Data records:
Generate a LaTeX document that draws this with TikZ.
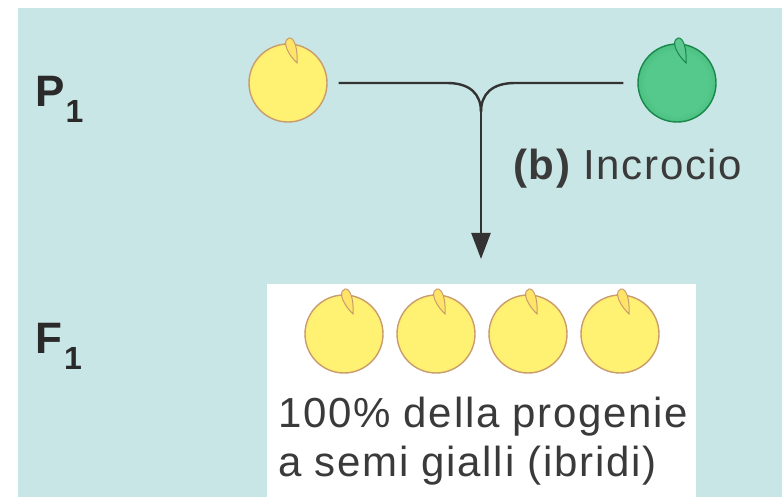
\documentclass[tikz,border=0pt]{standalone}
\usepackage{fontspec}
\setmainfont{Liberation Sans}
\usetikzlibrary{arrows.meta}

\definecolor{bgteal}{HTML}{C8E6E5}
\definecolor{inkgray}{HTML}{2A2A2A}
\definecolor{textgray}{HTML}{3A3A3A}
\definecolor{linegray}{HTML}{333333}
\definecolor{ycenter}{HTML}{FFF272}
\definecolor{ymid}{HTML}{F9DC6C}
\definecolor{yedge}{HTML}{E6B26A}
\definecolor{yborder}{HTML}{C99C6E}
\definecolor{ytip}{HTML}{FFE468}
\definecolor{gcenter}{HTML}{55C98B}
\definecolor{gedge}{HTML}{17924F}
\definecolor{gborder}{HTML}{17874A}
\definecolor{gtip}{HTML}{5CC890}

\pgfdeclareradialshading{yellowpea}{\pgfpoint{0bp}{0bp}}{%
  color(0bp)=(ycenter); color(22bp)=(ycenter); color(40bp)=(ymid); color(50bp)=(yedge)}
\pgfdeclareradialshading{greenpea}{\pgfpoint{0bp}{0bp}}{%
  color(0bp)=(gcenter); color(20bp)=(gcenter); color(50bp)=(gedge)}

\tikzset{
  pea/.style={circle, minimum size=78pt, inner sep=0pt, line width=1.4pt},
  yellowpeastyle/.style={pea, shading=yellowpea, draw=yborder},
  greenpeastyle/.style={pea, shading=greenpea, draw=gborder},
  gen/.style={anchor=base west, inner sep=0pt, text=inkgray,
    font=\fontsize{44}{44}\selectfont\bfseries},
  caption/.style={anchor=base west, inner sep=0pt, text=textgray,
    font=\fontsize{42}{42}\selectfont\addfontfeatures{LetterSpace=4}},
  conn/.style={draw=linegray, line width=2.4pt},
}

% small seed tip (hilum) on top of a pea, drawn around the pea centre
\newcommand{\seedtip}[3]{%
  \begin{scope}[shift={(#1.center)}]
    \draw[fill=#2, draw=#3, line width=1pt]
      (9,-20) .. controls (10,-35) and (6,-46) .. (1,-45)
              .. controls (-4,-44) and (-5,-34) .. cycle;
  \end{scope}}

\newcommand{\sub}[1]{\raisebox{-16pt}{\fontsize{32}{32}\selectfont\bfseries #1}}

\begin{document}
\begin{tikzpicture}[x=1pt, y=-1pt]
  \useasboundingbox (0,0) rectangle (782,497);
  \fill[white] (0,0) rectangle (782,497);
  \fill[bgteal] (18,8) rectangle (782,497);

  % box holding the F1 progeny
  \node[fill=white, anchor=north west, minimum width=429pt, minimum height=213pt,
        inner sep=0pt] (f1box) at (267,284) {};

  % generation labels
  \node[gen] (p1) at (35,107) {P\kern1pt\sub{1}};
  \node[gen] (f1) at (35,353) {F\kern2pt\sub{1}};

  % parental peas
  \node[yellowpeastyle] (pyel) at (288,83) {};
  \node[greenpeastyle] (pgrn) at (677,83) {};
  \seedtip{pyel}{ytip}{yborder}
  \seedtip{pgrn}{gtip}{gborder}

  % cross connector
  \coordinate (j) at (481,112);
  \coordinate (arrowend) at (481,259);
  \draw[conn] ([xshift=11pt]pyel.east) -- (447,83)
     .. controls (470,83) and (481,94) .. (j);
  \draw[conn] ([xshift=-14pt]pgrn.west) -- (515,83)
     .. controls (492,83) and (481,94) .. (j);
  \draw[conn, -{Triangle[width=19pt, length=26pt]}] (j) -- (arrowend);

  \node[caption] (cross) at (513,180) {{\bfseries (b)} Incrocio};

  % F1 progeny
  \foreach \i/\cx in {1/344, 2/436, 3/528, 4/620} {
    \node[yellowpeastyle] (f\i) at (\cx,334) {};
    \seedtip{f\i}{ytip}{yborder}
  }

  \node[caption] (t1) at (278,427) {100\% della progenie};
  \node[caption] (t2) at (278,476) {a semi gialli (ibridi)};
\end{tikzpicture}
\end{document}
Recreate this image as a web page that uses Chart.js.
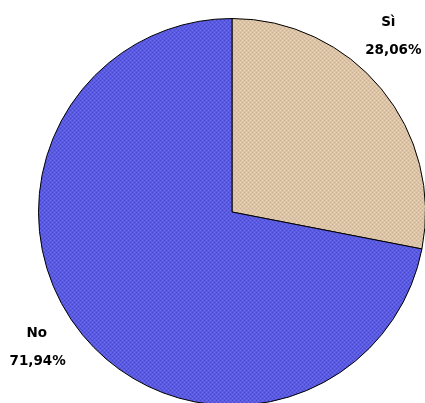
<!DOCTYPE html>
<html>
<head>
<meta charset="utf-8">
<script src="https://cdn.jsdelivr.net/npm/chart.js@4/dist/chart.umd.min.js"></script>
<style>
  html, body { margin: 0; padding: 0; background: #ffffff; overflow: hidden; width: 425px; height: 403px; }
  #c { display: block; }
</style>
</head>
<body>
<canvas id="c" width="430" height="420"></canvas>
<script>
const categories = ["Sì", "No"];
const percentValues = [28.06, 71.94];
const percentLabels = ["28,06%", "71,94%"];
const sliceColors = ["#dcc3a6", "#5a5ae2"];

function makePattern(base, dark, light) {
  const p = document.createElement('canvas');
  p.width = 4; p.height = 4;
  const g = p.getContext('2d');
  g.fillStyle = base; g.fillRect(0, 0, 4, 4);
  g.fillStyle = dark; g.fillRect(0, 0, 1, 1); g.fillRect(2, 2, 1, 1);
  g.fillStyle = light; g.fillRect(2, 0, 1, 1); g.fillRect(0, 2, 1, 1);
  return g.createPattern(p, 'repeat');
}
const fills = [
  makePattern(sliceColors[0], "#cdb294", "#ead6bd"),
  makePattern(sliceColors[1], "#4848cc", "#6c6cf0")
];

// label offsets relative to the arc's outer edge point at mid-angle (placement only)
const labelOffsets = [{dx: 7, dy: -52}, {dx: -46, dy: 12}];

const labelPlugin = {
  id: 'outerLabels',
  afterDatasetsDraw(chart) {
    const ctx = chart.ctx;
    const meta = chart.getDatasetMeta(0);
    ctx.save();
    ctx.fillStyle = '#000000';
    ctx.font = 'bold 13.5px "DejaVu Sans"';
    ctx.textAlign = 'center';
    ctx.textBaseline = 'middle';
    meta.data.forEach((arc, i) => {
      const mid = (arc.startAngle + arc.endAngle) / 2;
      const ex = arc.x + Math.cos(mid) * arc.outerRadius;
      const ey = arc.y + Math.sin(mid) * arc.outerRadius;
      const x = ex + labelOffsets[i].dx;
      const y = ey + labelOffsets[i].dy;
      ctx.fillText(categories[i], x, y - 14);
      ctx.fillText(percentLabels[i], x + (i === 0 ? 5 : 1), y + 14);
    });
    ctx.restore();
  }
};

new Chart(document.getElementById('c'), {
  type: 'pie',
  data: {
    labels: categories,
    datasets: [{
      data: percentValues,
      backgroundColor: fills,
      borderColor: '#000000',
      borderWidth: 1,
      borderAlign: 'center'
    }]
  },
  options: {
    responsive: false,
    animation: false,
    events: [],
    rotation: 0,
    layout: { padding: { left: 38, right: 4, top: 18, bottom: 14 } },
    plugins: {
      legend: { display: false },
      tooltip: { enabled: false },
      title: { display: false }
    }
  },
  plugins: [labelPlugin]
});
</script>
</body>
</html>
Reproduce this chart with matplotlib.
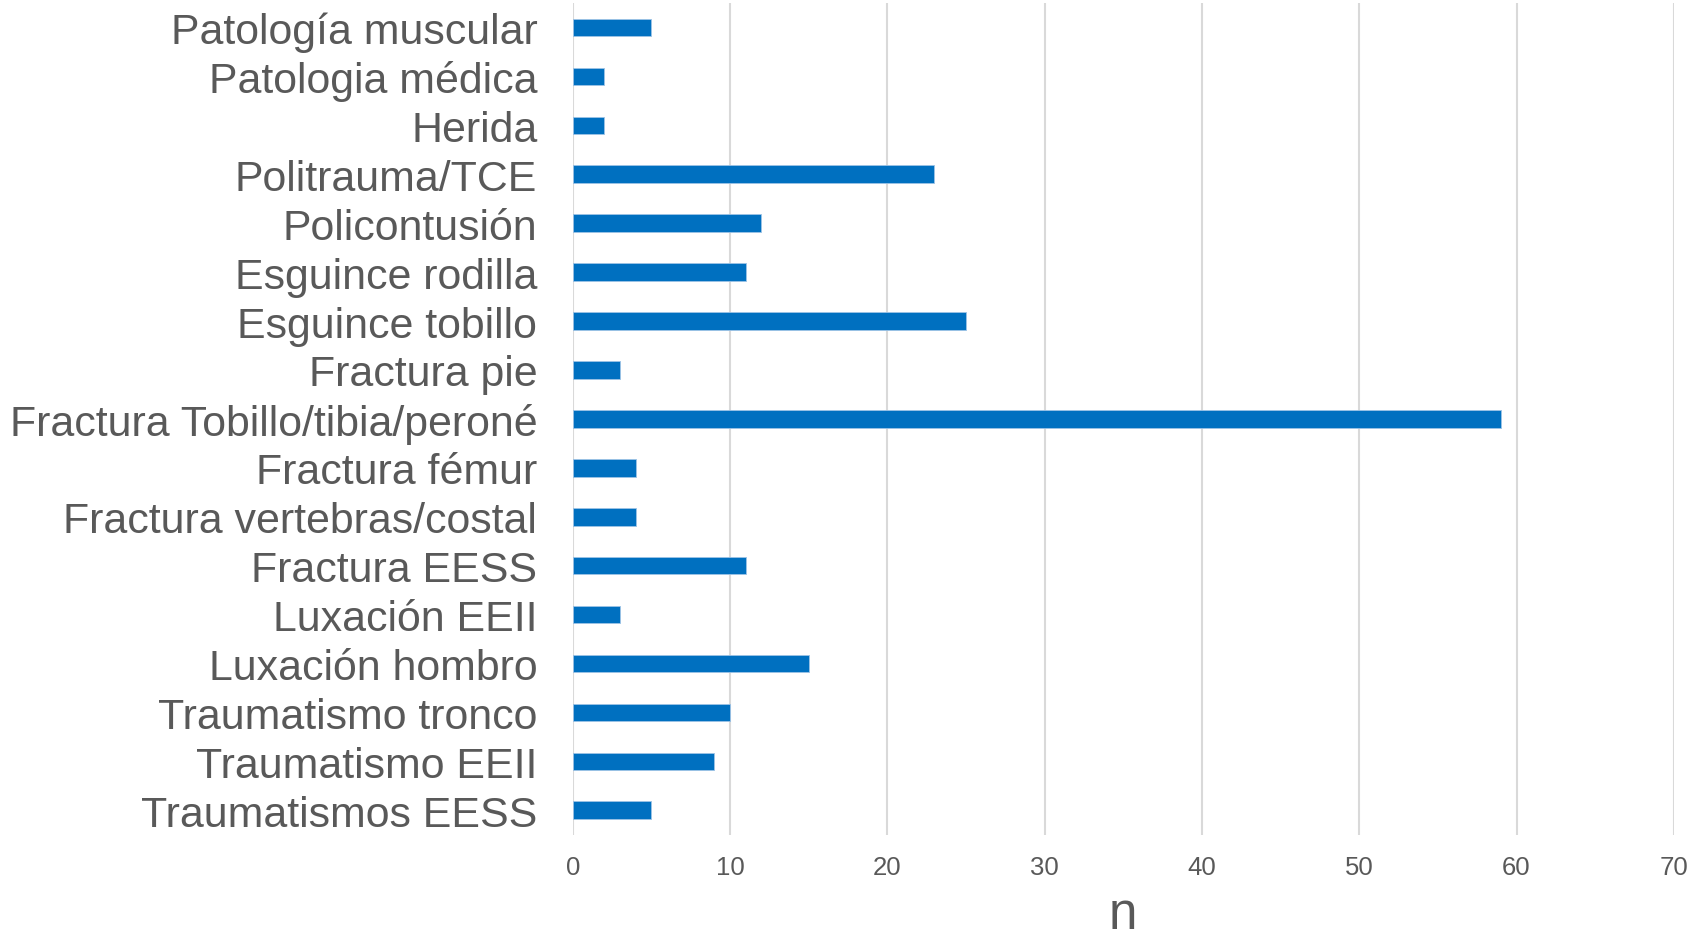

What this task involves: Copy the records above exactly. The pictures are not part of the copy.

Solution to this task:
Generate a LaTeX document that draws this with TikZ.
\documentclass[tikz,border=0pt]{standalone}
\usepackage{fontspec}
\setmainfont{Liberation Sans}
\usetikzlibrary{arrows.meta}

\definecolor{bgteal}{HTML}{C8E6E5}
\definecolor{inkgray}{HTML}{2A2A2A}
\definecolor{textgray}{HTML}{3A3A3A}
\definecolor{linegray}{HTML}{333333}
\definecolor{ycenter}{HTML}{FFF272}
\definecolor{ymid}{HTML}{F9DC6C}
\definecolor{yedge}{HTML}{E6B26A}
\definecolor{yborder}{HTML}{C99C6E}
\definecolor{ytip}{HTML}{FFE468}
\definecolor{gcenter}{HTML}{55C98B}
\definecolor{gedge}{HTML}{17924F}
\definecolor{gborder}{HTML}{17874A}
\definecolor{gtip}{HTML}{5CC890}

\pgfdeclareradialshading{yellowpea}{\pgfpoint{0bp}{0bp}}{%
  color(0bp)=(ycenter); color(22bp)=(ycenter); color(40bp)=(ymid); color(50bp)=(yedge)}
\pgfdeclareradialshading{greenpea}{\pgfpoint{0bp}{0bp}}{%
  color(0bp)=(gcenter); color(20bp)=(gcenter); color(50bp)=(gedge)}

\tikzset{
  pea/.style={circle, minimum size=78pt, inner sep=0pt, line width=1.4pt},
  yellowpeastyle/.style={pea, shading=yellowpea, draw=yborder},
  greenpeastyle/.style={pea, shading=greenpea, draw=gborder},
  gen/.style={anchor=base west, inner sep=0pt, text=inkgray,
    font=\fontsize{44}{44}\selectfont\bfseries},
  caption/.style={anchor=base west, inner sep=0pt, text=textgray,
    font=\fontsize{42}{42}\selectfont\addfontfeatures{LetterSpace=4}},
  conn/.style={draw=linegray, line width=2.4pt},
}

% small seed tip (hilum) on top of a pea, drawn around the pea centre
\newcommand{\seedtip}[3]{%
  \begin{scope}[shift={(#1.center)}]
    \draw[fill=#2, draw=#3, line width=1pt]
      (9,-20) .. controls (10,-35) and (6,-46) .. (1,-45)
              .. controls (-4,-44) and (-5,-34) .. cycle;
  \end{scope}}

\newcommand{\sub}[1]{\raisebox{-16pt}{\fontsize{32}{32}\selectfont\bfseries #1}}

\begin{document}
\begin{tikzpicture}[x=1pt, y=-1pt]
  \useasboundingbox (0,0) rectangle (782,497);
  \fill[white] (0,0) rectangle (782,497);
  \fill[bgteal] (18,8) rectangle (782,497);

  % box holding the F1 progeny
  \node[fill=white, anchor=north west, minimum width=429pt, minimum height=213pt,
        inner sep=0pt] (f1box) at (267,284) {};

  % generation labels
  \node[gen] (p1) at (35,107) {P\kern1pt\sub{1}};
  \node[gen] (f1) at (35,353) {F\kern2pt\sub{1}};

  % parental peas
  \node[yellowpeastyle] (pyel) at (288,83) {};
  \node[greenpeastyle] (pgrn) at (677,83) {};
  \seedtip{pyel}{ytip}{yborder}
  \seedtip{pgrn}{gtip}{gborder}

  % cross connector
  \coordinate (j) at (481,112);
  \coordinate (arrowend) at (481,259);
  \draw[conn] ([xshift=11pt]pyel.east) -- (447,83)
     .. controls (470,83) and (481,94) .. (j);
  \draw[conn] ([xshift=-14pt]pgrn.west) -- (515,83)
     .. controls (492,83) and (481,94) .. (j);
  \draw[conn, -{Triangle[width=19pt, length=26pt]}] (j) -- (arrowend);

  \node[caption] (cross) at (513,180) {{\bfseries (b)} Incrocio};

  % F1 progeny
  \foreach \i/\cx in {1/344, 2/436, 3/528, 4/620} {
    \node[yellowpeastyle] (f\i) at (\cx,334) {};
    \seedtip{f\i}{ytip}{yborder}
  }

  \node[caption] (t1) at (278,427) {100\% della progenie};
  \node[caption] (t2) at (278,476) {a semi gialli (ibridi)};
\end{tikzpicture}
\end{document}
Recreate this image as a web page that uses Chart.js.
<!DOCTYPE html>
<html>
<head>
<meta charset="utf-8">
<script src="https://cdn.jsdelivr.net/npm/chart.js@4/dist/chart.umd.min.js"></script>
<style>
  html, body { margin: 0; padding: 0; background: #ffffff; overflow: hidden; width: 425px; height: 403px; }
  #c { display: block; }
</style>
</head>
<body>
<canvas id="c" width="430" height="420"></canvas>
<script>
const categories = ["Sì", "No"];
const percentValues = [28.06, 71.94];
const percentLabels = ["28,06%", "71,94%"];
const sliceColors = ["#dcc3a6", "#5a5ae2"];

function makePattern(base, dark, light) {
  const p = document.createElement('canvas');
  p.width = 4; p.height = 4;
  const g = p.getContext('2d');
  g.fillStyle = base; g.fillRect(0, 0, 4, 4);
  g.fillStyle = dark; g.fillRect(0, 0, 1, 1); g.fillRect(2, 2, 1, 1);
  g.fillStyle = light; g.fillRect(2, 0, 1, 1); g.fillRect(0, 2, 1, 1);
  return g.createPattern(p, 'repeat');
}
const fills = [
  makePattern(sliceColors[0], "#cdb294", "#ead6bd"),
  makePattern(sliceColors[1], "#4848cc", "#6c6cf0")
];

// label offsets relative to the arc's outer edge point at mid-angle (placement only)
const labelOffsets = [{dx: 7, dy: -52}, {dx: -46, dy: 12}];

const labelPlugin = {
  id: 'outerLabels',
  afterDatasetsDraw(chart) {
    const ctx = chart.ctx;
    const meta = chart.getDatasetMeta(0);
    ctx.save();
    ctx.fillStyle = '#000000';
    ctx.font = 'bold 13.5px "DejaVu Sans"';
    ctx.textAlign = 'center';
    ctx.textBaseline = 'middle';
    meta.data.forEach((arc, i) => {
      const mid = (arc.startAngle + arc.endAngle) / 2;
      const ex = arc.x + Math.cos(mid) * arc.outerRadius;
      const ey = arc.y + Math.sin(mid) * arc.outerRadius;
      const x = ex + labelOffsets[i].dx;
      const y = ey + labelOffsets[i].dy;
      ctx.fillText(categories[i], x, y - 14);
      ctx.fillText(percentLabels[i], x + (i === 0 ? 5 : 1), y + 14);
    });
    ctx.restore();
  }
};

new Chart(document.getElementById('c'), {
  type: 'pie',
  data: {
    labels: categories,
    datasets: [{
      data: percentValues,
      backgroundColor: fills,
      borderColor: '#000000',
      borderWidth: 1,
      borderAlign: 'center'
    }]
  },
  options: {
    responsive: false,
    animation: false,
    events: [],
    rotation: 0,
    layout: { padding: { left: 38, right: 4, top: 18, bottom: 14 } },
    plugins: {
      legend: { display: false },
      tooltip: { enabled: false },
      title: { display: false }
    }
  },
  plugins: [labelPlugin]
});
</script>
</body>
</html>
Reproduce this chart with matplotlib.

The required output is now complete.